The objective of identifying the glass morphology achievable using PBF-LB, as well as the influence of laser-beam diameter, energy input, and thermal material properties, was achieved. A significant focus of research has been the analysis of temperature-dependent forming, which has enabled the demonstration of the glass morphology as a function of temperature and dimensional stability through conventional melting processes of the raw material. This investigation led to the observation that shaping of the powder material is possible above the softening temperature, but mechanically stable not until the deformation temperature has been reached.

The investigations on materials analysis of the thermal deformation and the resulting glass morphology and dimensional accuracy are considered in order to characterise the process limits and phenomena. In addition, the entire range of glass structures, ranging from open-pored to closed-melt configurations, could be analysed for the first time. In general, it has been determined that the characteristic vitrification strands are a consequence of the volume energy density and the process-related line-like energy input. Furthermore, it has been shown that these strands are formed independently of the laser-beam diameter, yet that they vary in shape and size. This indicated that the characteristics of the resultant vitrification strands depend on the HAZ resulting from the setting parameters. Broad HAZs and therefore large beam diameters result in a broad and homogeneous surface morphology and therefore high component densities. Conversely, the smaller laser-beam diameters lead to the formation of small HAZs, consequently resulting in filigree vitrification strands. This, in turn, results in low component densities.
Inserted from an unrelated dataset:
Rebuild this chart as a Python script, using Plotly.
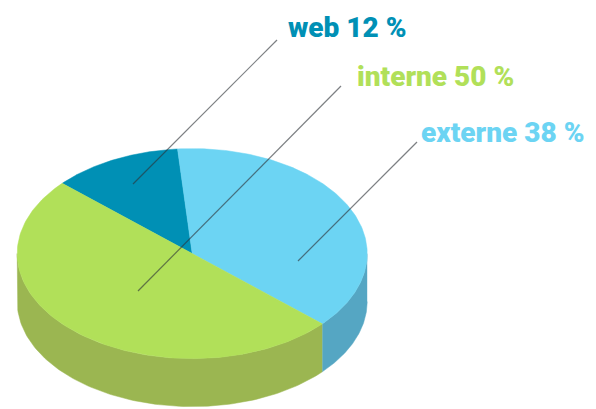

However, it should be noted that these beam diameters do not permit the creation of a commercial dense glass micro structure, but they do permit component densities ρ_rel > 90%. In principle, a component density range of ρ_rel = 37.8…94.2% is possible.

This research contributes to the overall understanding of the producible glass morphology and the process limitations of the PBF-LB process. The study provides insights into the effects of varying laser-beam diameter and energy density on the glass morphology, component density, and dimensional accuracy.

6. Outlook

The following investigations will focus on optimising dimensional accuracy through reverse engineering, mechanical and thermal post-processing, or laser-based processing of the individual layers. The utilisation of statistical evaluation methodologies will facilitate the optimisation of process parameters, thereby enhancing the quality of components and investigating their long-term stability.

Furthermore, the resulting PBF-LB manufactured components will be examined with regard to their segregation behaviour, the achievable nanoporosity and bimodal pore distribution, as well as their mechanical stability.

In order to achieve a more comprehensive understanding of the interaction mechanisms between glass powder and laser radiation, further in situ measurement methods must be developed. In particular, it is necessary to quantify the HAZ and its correlation to the resulting glass strands using high-resolution imaging measurement methods. Furthermore, the characteristics of the resulting crystalline and amorphous phases of the emerging glass structure will be investigated.